Even if some Israelis at those protests might have harboured markedly less-hateful views of Palestinians than other Israelis, Palestinian presence at these protests themselves was generally regarded as a political liability; something that detracted from the patriotic veneer of the “Israeli democracy” people felt they were campaigning for. To these people and as always, Palestinians and their grievances—though actually far greater and more material than the Israeli ones— were in fact lesser than those who merely coveted their anyway-unearned “democracy” accolade, and so the Palestinians could wait at the door.
It is by this same insistence, whereby Israeli brains, long-corroded by racism, have learned to un-see the Palestinians they live beside, that Israeli centrists (“moderates” feels a term too far-fetched for a society so rooted in violent extremism) could fail to notice that they are now in the very civil war they recently prophecised, but do not in fact realise as much. In some respects the sprawl of labels — as Israelis and their Western narrators struggle to decide if they are in a war with Palestinians, or with Hamas, or with Gaza — is a confession of the Israeli failure to see clearly what is happening. The Israeli assumption is that right now is an intermission, and the “civil war” they spoke of metaphorically will come afterwards, when they take out their rage with Netanyahu at the ballot box, and “go to war” to “save” their institutions.
Just as the Israelis did not successfully perceive — or event want — Palestinians in their protests for democracy, nor do they envisage Palestinians in what they imagined their civil war to look like, because that term by definition presupposes that a war’s belligerents are of the same country; an equality that Zionism refuses.

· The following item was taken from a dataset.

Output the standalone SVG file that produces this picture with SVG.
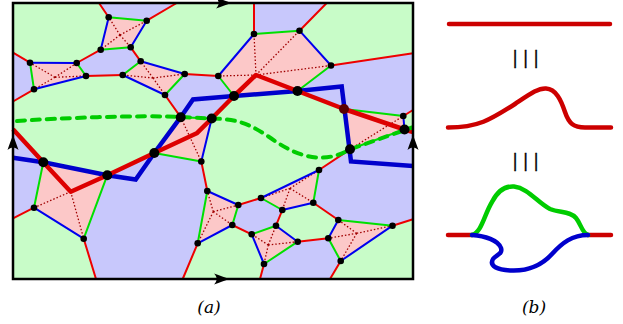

The bleakly amusing irony then is that the Israelis are clearly, to all watching from outside, engaged in something that very obviously resembles everything that you would expect from a civil war. Meanwhile, the Israelis themselves, stuck inside the dystopia they have created, and with their heads conditioned by generations of racism, presume rather that this is just a conflict with Palestine, or with Hamas, or with Gaza. They presume that, with the tension of war released, this will be followed by some sort of banal contest of elections and judiciary and supreme court; to them the “civil war” is not conflict in which tens of thousands of lives are lost, but only a metaphor for a prosaic tussle between the institutions and civil society of a state.
You could reason that if the Israelis genuinely wanted to be a real country, rather than a colonial outpost practising extreme violence in some effort to restore some lost sense of Jewish self, they might even embrace the idea that this was indeed the formative moment of their state; the civil war out of which a country often begins. Alas, it seems not yet to be so, and so it goes, at risk of repetition, that the Israelis exist now in a civil war they cannot see, while presuming that after it will come a “civil war” that is in fact only a turn of phrase.
War is, once again, and for all its evil and its sin, honest. In the case of Palestine, it is currently declaring loudly the truth that many have long asserted: there is only one country between the River and the Sea. That country is quite clearly in a state of civil war, and from this war there must be built a real country, one that will work for all who live in it.